# START OF LISTED RECORDS
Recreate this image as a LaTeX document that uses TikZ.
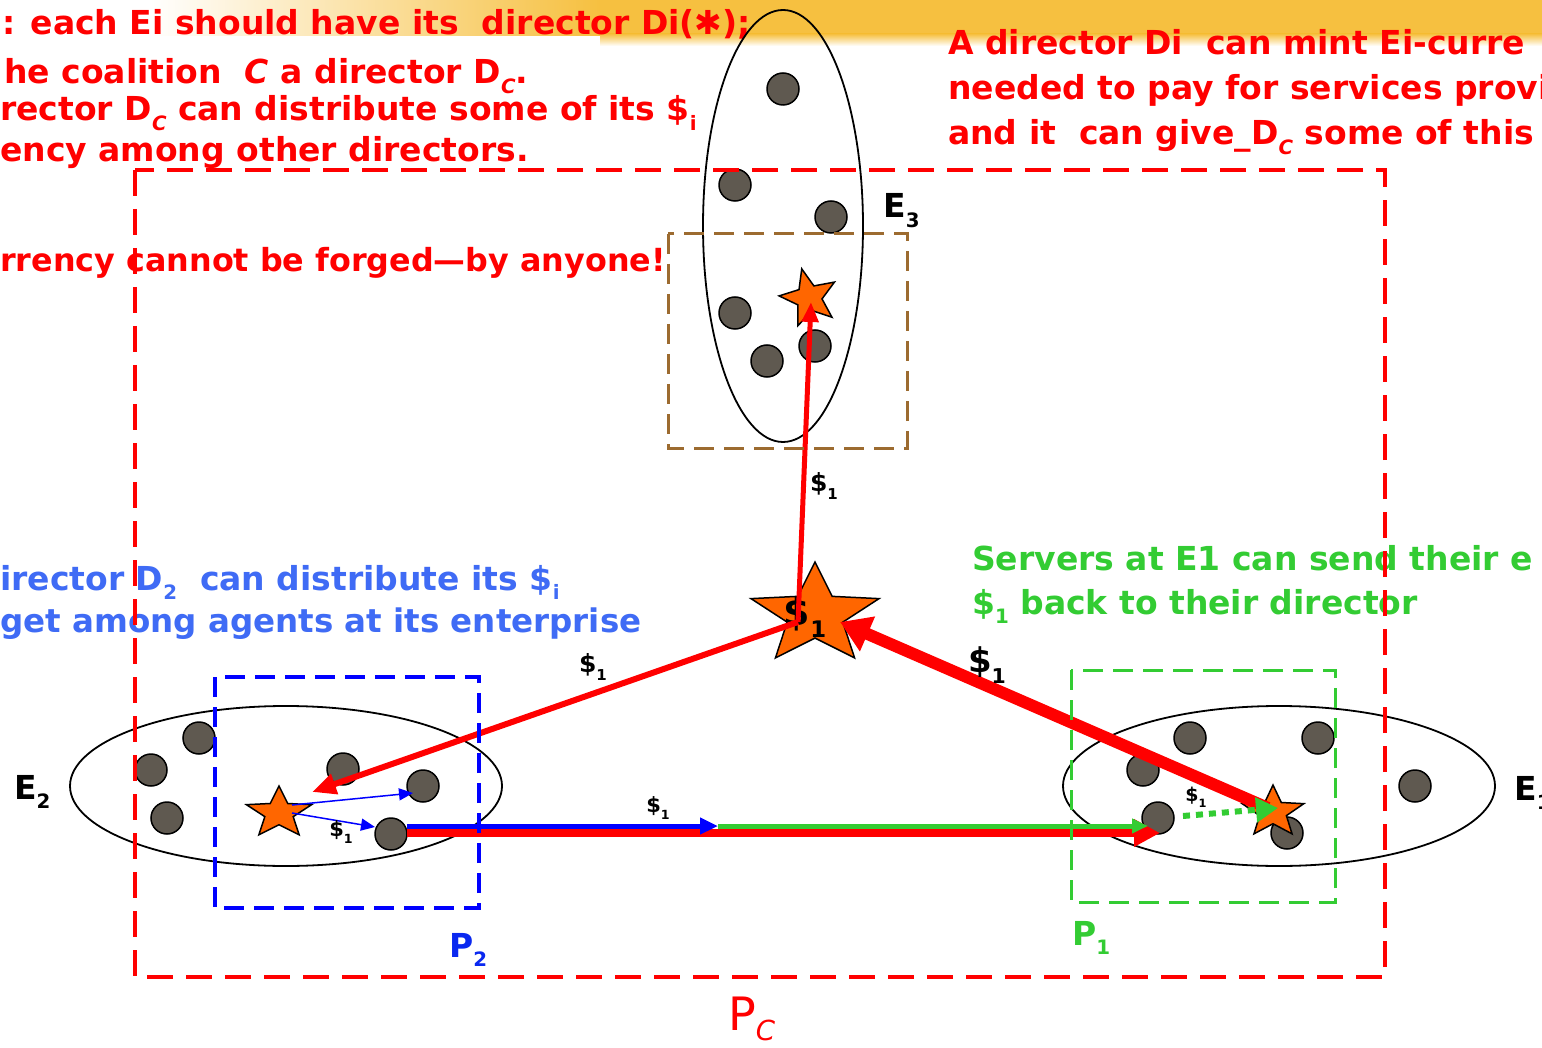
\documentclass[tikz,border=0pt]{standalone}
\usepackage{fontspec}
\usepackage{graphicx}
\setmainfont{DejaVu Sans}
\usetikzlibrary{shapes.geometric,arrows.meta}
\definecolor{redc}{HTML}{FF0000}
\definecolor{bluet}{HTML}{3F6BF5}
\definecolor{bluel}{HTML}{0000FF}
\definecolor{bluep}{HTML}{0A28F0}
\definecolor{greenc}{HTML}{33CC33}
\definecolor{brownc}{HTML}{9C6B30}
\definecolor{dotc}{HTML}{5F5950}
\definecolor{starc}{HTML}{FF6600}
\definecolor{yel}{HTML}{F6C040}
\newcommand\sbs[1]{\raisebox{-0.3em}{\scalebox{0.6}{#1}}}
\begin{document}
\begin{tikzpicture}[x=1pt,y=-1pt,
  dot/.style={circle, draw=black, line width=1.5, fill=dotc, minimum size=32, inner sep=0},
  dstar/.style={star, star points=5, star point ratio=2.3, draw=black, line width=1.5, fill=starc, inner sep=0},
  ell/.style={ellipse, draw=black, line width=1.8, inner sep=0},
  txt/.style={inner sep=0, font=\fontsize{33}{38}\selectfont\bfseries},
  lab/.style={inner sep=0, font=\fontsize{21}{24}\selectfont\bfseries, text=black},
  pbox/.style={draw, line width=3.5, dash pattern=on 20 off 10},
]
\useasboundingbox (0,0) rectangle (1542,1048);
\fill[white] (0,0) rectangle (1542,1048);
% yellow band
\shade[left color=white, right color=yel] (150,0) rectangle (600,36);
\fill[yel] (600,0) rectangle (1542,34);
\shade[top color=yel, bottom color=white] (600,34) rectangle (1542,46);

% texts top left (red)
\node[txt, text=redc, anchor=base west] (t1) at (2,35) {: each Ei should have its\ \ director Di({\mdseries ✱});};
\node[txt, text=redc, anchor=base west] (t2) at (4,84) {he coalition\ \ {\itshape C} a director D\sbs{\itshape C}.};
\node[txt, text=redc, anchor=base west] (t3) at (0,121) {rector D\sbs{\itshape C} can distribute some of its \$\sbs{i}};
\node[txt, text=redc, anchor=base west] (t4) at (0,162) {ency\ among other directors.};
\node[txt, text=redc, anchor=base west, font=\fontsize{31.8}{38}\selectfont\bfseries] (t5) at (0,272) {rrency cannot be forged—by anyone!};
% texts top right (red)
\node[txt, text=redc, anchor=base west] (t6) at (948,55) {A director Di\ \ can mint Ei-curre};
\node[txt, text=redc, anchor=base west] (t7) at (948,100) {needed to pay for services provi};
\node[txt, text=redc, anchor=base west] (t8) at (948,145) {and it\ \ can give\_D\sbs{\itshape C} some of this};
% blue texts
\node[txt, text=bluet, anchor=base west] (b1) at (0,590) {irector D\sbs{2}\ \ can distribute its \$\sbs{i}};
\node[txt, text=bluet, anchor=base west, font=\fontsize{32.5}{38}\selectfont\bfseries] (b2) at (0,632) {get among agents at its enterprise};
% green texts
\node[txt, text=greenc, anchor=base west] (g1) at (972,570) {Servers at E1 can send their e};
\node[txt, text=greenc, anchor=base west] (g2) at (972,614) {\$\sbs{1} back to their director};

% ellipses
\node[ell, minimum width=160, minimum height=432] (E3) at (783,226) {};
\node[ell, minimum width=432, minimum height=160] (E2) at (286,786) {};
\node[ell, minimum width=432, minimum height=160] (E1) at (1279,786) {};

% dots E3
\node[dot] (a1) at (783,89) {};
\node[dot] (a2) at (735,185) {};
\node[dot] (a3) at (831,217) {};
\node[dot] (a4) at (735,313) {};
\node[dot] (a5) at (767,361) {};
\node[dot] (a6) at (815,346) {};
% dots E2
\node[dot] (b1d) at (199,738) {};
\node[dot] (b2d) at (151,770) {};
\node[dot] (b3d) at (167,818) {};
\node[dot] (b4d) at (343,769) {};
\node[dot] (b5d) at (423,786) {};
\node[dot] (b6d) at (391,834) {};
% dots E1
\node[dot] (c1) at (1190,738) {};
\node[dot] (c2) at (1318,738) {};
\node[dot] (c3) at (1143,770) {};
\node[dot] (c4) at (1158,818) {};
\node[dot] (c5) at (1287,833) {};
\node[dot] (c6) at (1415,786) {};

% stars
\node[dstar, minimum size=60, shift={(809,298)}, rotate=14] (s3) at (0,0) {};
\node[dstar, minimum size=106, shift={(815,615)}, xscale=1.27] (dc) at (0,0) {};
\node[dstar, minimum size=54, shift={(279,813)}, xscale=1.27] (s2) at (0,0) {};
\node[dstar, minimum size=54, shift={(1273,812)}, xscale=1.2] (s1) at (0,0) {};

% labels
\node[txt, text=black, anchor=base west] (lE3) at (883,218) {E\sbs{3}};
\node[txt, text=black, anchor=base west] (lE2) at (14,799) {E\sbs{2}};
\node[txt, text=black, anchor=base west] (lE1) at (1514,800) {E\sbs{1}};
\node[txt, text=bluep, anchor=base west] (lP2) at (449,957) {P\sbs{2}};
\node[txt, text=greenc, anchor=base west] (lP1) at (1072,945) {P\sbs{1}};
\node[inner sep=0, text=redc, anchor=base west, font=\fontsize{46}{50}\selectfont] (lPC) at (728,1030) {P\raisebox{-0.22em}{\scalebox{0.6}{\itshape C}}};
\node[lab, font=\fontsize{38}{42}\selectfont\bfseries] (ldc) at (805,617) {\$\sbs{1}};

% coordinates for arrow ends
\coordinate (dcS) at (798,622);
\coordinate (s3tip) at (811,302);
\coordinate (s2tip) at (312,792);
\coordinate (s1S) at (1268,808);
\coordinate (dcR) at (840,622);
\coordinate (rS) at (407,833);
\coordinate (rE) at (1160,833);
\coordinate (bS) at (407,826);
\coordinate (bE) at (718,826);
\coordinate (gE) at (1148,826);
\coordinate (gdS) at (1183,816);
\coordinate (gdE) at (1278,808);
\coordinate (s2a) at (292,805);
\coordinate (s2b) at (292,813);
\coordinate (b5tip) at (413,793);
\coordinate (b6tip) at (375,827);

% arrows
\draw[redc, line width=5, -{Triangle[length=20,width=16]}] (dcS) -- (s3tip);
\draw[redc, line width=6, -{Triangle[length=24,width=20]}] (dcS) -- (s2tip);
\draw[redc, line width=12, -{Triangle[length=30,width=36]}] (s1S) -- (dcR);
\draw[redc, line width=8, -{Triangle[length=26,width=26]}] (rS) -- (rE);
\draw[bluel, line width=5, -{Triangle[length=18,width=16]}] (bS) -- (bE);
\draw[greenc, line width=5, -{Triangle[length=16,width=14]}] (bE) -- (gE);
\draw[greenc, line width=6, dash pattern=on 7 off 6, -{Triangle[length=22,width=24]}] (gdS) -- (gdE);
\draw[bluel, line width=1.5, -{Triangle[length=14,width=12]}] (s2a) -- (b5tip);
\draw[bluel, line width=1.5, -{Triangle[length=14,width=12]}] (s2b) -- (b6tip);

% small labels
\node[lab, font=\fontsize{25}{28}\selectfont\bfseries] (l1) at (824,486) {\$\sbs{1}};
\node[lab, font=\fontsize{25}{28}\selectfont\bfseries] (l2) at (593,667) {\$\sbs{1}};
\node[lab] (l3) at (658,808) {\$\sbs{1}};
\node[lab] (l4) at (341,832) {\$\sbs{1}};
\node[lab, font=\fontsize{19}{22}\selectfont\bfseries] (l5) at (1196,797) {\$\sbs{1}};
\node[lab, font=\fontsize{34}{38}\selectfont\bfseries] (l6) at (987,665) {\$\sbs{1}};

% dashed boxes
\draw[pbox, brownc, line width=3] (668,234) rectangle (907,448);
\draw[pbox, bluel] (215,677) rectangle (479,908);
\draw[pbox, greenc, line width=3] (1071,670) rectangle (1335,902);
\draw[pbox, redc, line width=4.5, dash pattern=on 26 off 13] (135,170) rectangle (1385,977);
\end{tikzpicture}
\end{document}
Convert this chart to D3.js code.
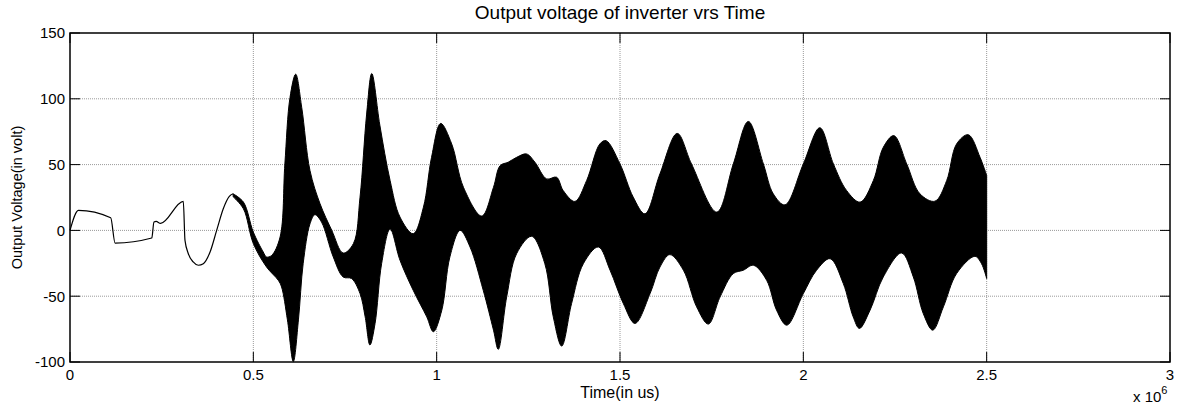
# END OF LISTED RECORDS
* [WHAT IS BEING ASKED]
Everything from the first line of the records through the line containing "(600,34) rectangle (1542,46);" should be reproduced exactly, apart from the pictures.

* [FINAL ANSWER]
Recreate this image as a LaTeX document that uses TikZ.
\documentclass[tikz,border=0pt]{standalone}
\usepackage{fontspec}
\usepackage{graphicx}
\setmainfont{DejaVu Sans}
\usetikzlibrary{shapes.geometric,arrows.meta}
\definecolor{redc}{HTML}{FF0000}
\definecolor{bluet}{HTML}{3F6BF5}
\definecolor{bluel}{HTML}{0000FF}
\definecolor{bluep}{HTML}{0A28F0}
\definecolor{greenc}{HTML}{33CC33}
\definecolor{brownc}{HTML}{9C6B30}
\definecolor{dotc}{HTML}{5F5950}
\definecolor{starc}{HTML}{FF6600}
\definecolor{yel}{HTML}{F6C040}
\newcommand\sbs[1]{\raisebox{-0.3em}{\scalebox{0.6}{#1}}}
\begin{document}
\begin{tikzpicture}[x=1pt,y=-1pt,
  dot/.style={circle, draw=black, line width=1.5, fill=dotc, minimum size=32, inner sep=0},
  dstar/.style={star, star points=5, star point ratio=2.3, draw=black, line width=1.5, fill=starc, inner sep=0},
  ell/.style={ellipse, draw=black, line width=1.8, inner sep=0},
  txt/.style={inner sep=0, font=\fontsize{33}{38}\selectfont\bfseries},
  lab/.style={inner sep=0, font=\fontsize{21}{24}\selectfont\bfseries, text=black},
  pbox/.style={draw, line width=3.5, dash pattern=on 20 off 10},
]
\useasboundingbox (0,0) rectangle (1542,1048);
\fill[white] (0,0) rectangle (1542,1048);
% yellow band
\shade[left color=white, right color=yel] (150,0) rectangle (600,36);
\fill[yel] (600,0) rectangle (1542,34);
\shade[top color=yel, bottom color=white] (600,34) rectangle (1542,46);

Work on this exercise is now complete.